The Night Of The Generals

THE NIGHT OF THE GENERALS, if you were going to assign it a military rank, would be regrettably demoted down to Captain. In that less-exalted leadership position it’s worth saluting for the armament of some of its production values and the parade value generated by a battle-honed cast. But military justice is severe, and our court martial decision is due to a script that misfires with subplots and abrupt time-shifts that stall narrative advance. There are intelligence blunders like giving the enemy (the audience) advance notice (of who’s guilty) that defeats any surprise element. Numerous tactical foul-ups incur credibility casualties in slack direction, lethargic pacing, some iffy secondary performances, pesky period details, an awful music score and the basic absurdity of the plot. Critics fired point blank salvos, and the paying public went missing in action. All that after a discordant shoot with unhappy actors.

Nazi-occupied Poland, 1942. The grotesque sex murder of a prostitute in Warsaw implicates a German general. Justice-bent ‘Major Grau’ (Omar Sharif) of the Abwehr narrows his suspects to three men of distinctly different temperaments. Grau’s initially stymied investigation renews in 1944 Paris, and another savage murder, occurring as the Allies approach the city.
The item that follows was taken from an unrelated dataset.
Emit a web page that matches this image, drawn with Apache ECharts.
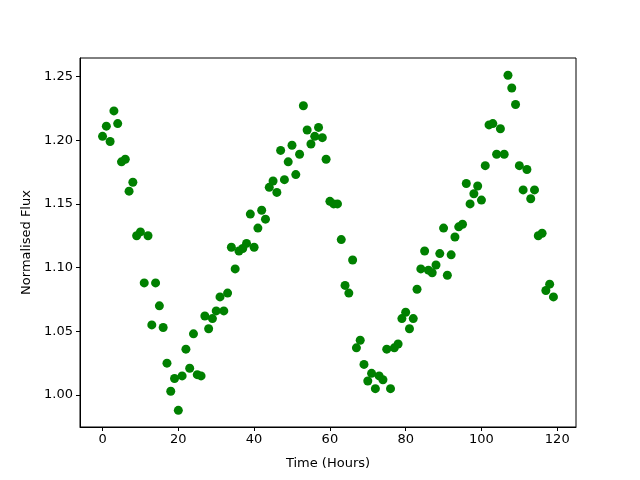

Flash-forward decades to postwar-Germany where a similar crime causes a friend of Grau’s, a French Interpol inspector, to track down those involved in the original cases.
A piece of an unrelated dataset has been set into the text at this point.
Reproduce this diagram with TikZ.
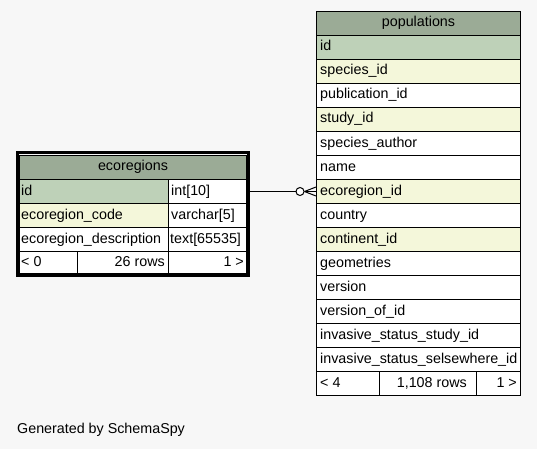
\documentclass[tikz,border=0pt]{standalone}
\usepackage{fontspec}
\setmainfont{Liberation Sans}
\definecolor{bg}{HTML}{F7F7F7}
\definecolor{hdr}{HTML}{9BAB96}
\definecolor{pk}{HTML}{BED1B8}
\definecolor{idx}{HTML}{F4F7DA}
\definecolor{plain}{HTML}{FFFFFF}
\begin{document}
\begin{tikzpicture}[x=1pt,y=-1pt,
  every node/.style={font=\fontsize{14.3}{16}\selectfont, inner sep=0pt},
  cell/.style={draw=black, line width=1pt},
  lbl/.style={anchor=base west},
  rlbl/.style={anchor=base east},
  hlbl/.style={anchor=base}]
\useasboundingbox (0,0) rectangle (537,449);
\fill[bg] (0,0) rectangle (537,449);

% ---------------- populations ----------------
\filldraw[cell, fill=hdr] (316.5,11.5) rectangle (520.5,35.5);
\node[hlbl] (ptitle) at (418.5,26.5) {populations};
\foreach \n/\c [count=\i from 0] in {
  id/pk,
  species\textunderscore id/idx,
  publication\textunderscore id/plain,
  study\textunderscore id/idx,
  species\textunderscore author/plain,
  name/plain,
  ecoregion\textunderscore id/idx,
  country/plain,
  continent\textunderscore id/idx,
  geometries/plain,
  version/plain,
  version\textunderscore of\textunderscore id/plain,
  invasive\textunderscore status\textunderscore study\textunderscore id/plain,
  invasive\textunderscore status\textunderscore selsewhere\textunderscore id/plain}
{
  \pgfmathsetmacro{\yt}{35.5+24*\i}
  \filldraw[cell, fill=\c] (316.5,\yt) rectangle (520.5,\yt+24);
  \node[lbl] (p\i) at (320,\yt+15.5) {\n};
}
% footer
\filldraw[cell, fill=plain] (316.5,371.5) rectangle (520.5,395.5);
\draw[cell] (379.5,371.5) -- (379.5,395.5);
\draw[cell] (476.5,371.5) -- (476.5,395.5);
\node[lbl] (pf1) at (320,387) {< 4};
\node[rlbl] (pf2) at (467,387) {1,108 rows};
\node[rlbl] (pf3) at (517,387) {1 >};

% ---------------- ecoregions ----------------
\filldraw[cell, fill=hdr] (19.5,155.5) rectangle (246.5,179.5);
\node[hlbl] (etitle) at (133,170.5) {ecoregions};
\filldraw[cell, fill=pk] (19.5,179.5) rectangle (168.5,203.5);
\filldraw[cell, fill=plain] (168.5,179.5) rectangle (246.5,203.5);
\filldraw[cell, fill=idx] (19.5,203.5) rectangle (168.5,227.5);
\filldraw[cell, fill=plain] (168.5,203.5) rectangle (246.5,227.5);
\filldraw[cell, fill=plain] (19.5,227.5) rectangle (168.5,251.5);
\filldraw[cell, fill=plain] (168.5,227.5) rectangle (246.5,251.5);
\filldraw[cell, fill=plain] (19.5,251.5) rectangle (246.5,273.5);
\draw[cell] (77.5,251.5) -- (77.5,273.5);
\draw[cell] (168.5,251.5) -- (168.5,273.5);
\node[lbl] (e1) at (21,195) {id};
\node[lbl] (e1t) at (171,195) {int[10]};
\node[lbl] (e2) at (21,219) {ecoregion\textunderscore code};
\node[lbl] (e2t) at (171,219) {varchar[5]};
\node[lbl] (e3) at (21,243) {ecoregion\textunderscore description};
\node[lbl] (e3t) at (170,243) {text[65535]};
\node[lbl] (ef1) at (21,266) {< 0};
\node[rlbl] (ef2) at (165,266) {26 rows};
\node[rlbl] (ef3) at (244,266) {1 >};
\draw[line width=3pt] (17.5,152.5) rectangle (248.5,275.5);

% anchors for the connector
\coordinate (eid) at (250,191.5);
\coordinate (pid) at (316,191.5);
\coordinate (circ) at (300,191.5);
\coordinate (foot) at (304.5,191.5);
\coordinate (ftop) at (316,187);
\coordinate (fbot) at (316,196);

% ---------------- connector ----------------
\draw[line width=1pt] (eid) -- ([xshift=-4pt]circ);
\draw[line width=1pt, fill=white] (circ) circle[radius=4pt];
\draw[line width=1pt] (foot) -- (pid);
\draw[line width=1pt] (foot) -- (ftop);
\draw[line width=1pt] (foot) -- (fbot);

% ---------------- footer text ----------------
\node[lbl] (gen) at (17,433.5) {Generated by SchemaSpy};
\end{tikzpicture}
\end{document}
Directed by Anatole Litvak (The Snake Pit, Decision Before Dawn, Anastasia), produced on medium-big scale by Sam Spiegel, the cluttered screenplay by Paul Dehn and Joseph Kessel (with Gore Vidal and Robert Anderson pitching in sans credit) was based on the 1962 novel by Hans Hellmut Kirst, with a nod to a subplot from another novel written in 1952 by James Hadley Chase.

Location filming was done in Warsaw, Paris, Munich and Hamburg, and Sharif (fresh off the titanic success of Doctor Zhivago, a fine actor but rather unlikely German) was just part of a packed cast. The three suspects were Peter O’Toole (first-billed), Donald Pleasence and Charles Gray. Tom Courtenay and Joanna Pettet were assigned a clumsy romantic subplot. Another subplot involves the July 20 plot to kill Hitler and employs brief appearances from Christopher Plummer (as Rommel), Harry Andrews and Juliette Greco.

The acting varies from casually confident (Sharif, Pleasence, Gray, most of the others), to awkward (Courtenay and Pettet feel injected straight from the 60s) to feeble (Philippe Noiret as the Interpol agent, his halting English nearly sounds dubbed). A big problem is O’Toole’s quirky maniac; it’s fun to watch but so obvious it undercuts logic. He and Sharif were obliged by an old contract to do the film and that dated back to when, as unknowns, they did Lawrence Of Arabia for Spiegel. Now they were major stars, but the contract held them to relative pittance pay, and they chafed.

Spiegel repeatedly undercut director Litvak. Despite a good deal of money thrown into sets, uniforms, crowd scenes and the big action setpiece in a section of Warsaw, using Russian-built tanks (Poland then still part of the Soviet Bloc) the movie still too often has a static look. Script contributor Vidal went so far as to suggest O’Toole’s over-the-top performance amounted to sabotage to get back at Spiegel. How much you buy the self-serving sniping of viper Vidal is up to you. Maybe O’Toole rebuffed a pass? Bien brûler mon short: how dare we! Badly hurting scene after scene is a wretched score from, of all people, Maurice Jarre. That’s a dismal thing to hear say, since monsieur Jarre created some truly wonderful soundtracks (he’d just done two great jobs on The Professionals and Is Paris Burning?) but, like us all, he was also capable of the occasional dud (Ryan’s Daughter), so maybe his muse wasn’t inspired by the bleak and distasteful nature of the material.

Made for $5,200,000, the $6,000,000 gross was a cold bath, 45th place in the States. With Coral Browne (excellent as Gray’s nasty wife, Pettet’s unforgiving mother), John Gregson, Nigel Stock, Gordon Jackson, Veronique Vendell and Michael Goodlife. After investing 148 minutes in corrupted company it all ends with a shrug.

* German author Hans Hellmut Kirst wrote 46 books, mostly about the 3rd Reich (he was a Luftwaffe vet and former Nazi) that sold over 12,000,000 copies. The borrowing in the screenplay (and in Kirst’s book as well, provoking a suit) was from James Hadley Chase’s “The Wary Transgressor”, one of 90 thrillers that gentleman wrote under five pseudonyms, with no less than 49 being turned into movies in a host of countries.